In the years since the recall, however, Dunleavy has restricted himself to popular choices, which has produced a repeating cycle of budget failure, gridlock and deception. There is always the phony December dividend, treated as real in far too many news accounts.

Offering a responsible spending plan for the next fiscal year would require Dunleavy to confess that his budget utterances since 2019 have been as hollow as Trump’s new peace prize.

State law requires the governor to propose a budget for the next fiscal year by December 15. The chances are that Dunleavy will leave office with his irresponsible record intact, proposing that a multi-billion chunk of Alaska’s remaining savings be used to pay for state operations in the fiscal year that begins next July.

Dunleavy will call it good, saying he did the hard work by proposing a big dividend, claiming it’s up to the Legislature to figure out how to pay for everything and keep some savings for emergencies.

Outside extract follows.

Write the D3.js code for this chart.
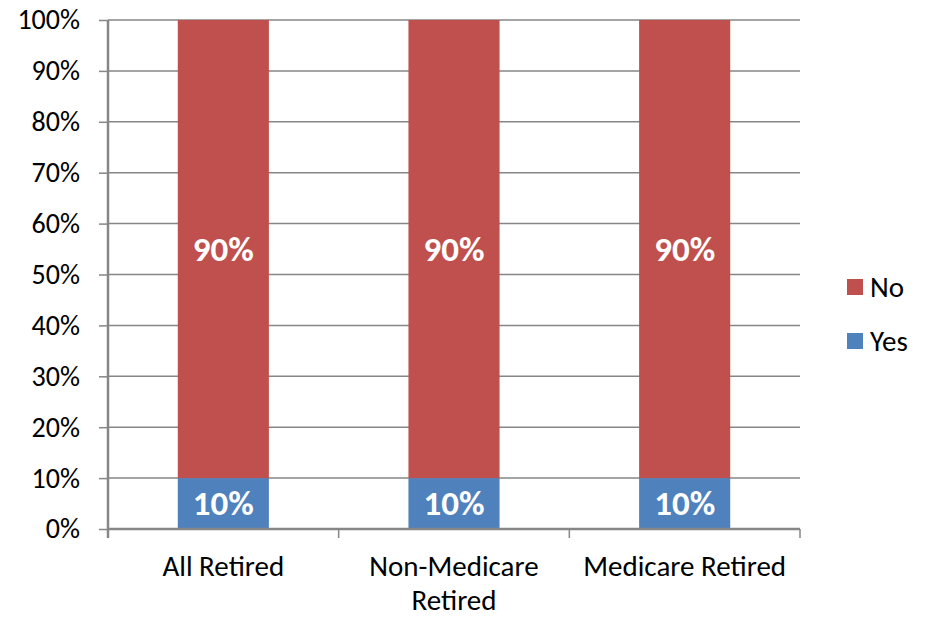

If taxes are needed, the Legislature should lead the way, allowing Dunleavy to play Pontius Pilate, with not a drop of political blood on his hands.

As governor, Dunleavy proposed cumulative dividend payments of about $26,000, no taxes, while increasing expenditures, a package that would have required deficit spending in the $10 billion range.

With no leadership in the governor’s office and a divided Legislature that lacked the will to enact taxes—while realizing that eliminating major state and local services would be political suicide—the state ending up paying about $11,000 per person in Permanent Fund dividends, about $6 billion, avoiding the giant deficits proposed by Dunleavy.

Complain all you want about the Legislature and the paths not taken, the decision to not follow Dunleavy was right.

The news coverage of Dunleavy’s handling of the state budget rollout every December has failed to clarify that each year of his tenure was an exercise in irresponsible government, packed with budget proposals that he had no intention of trying to see through to the end.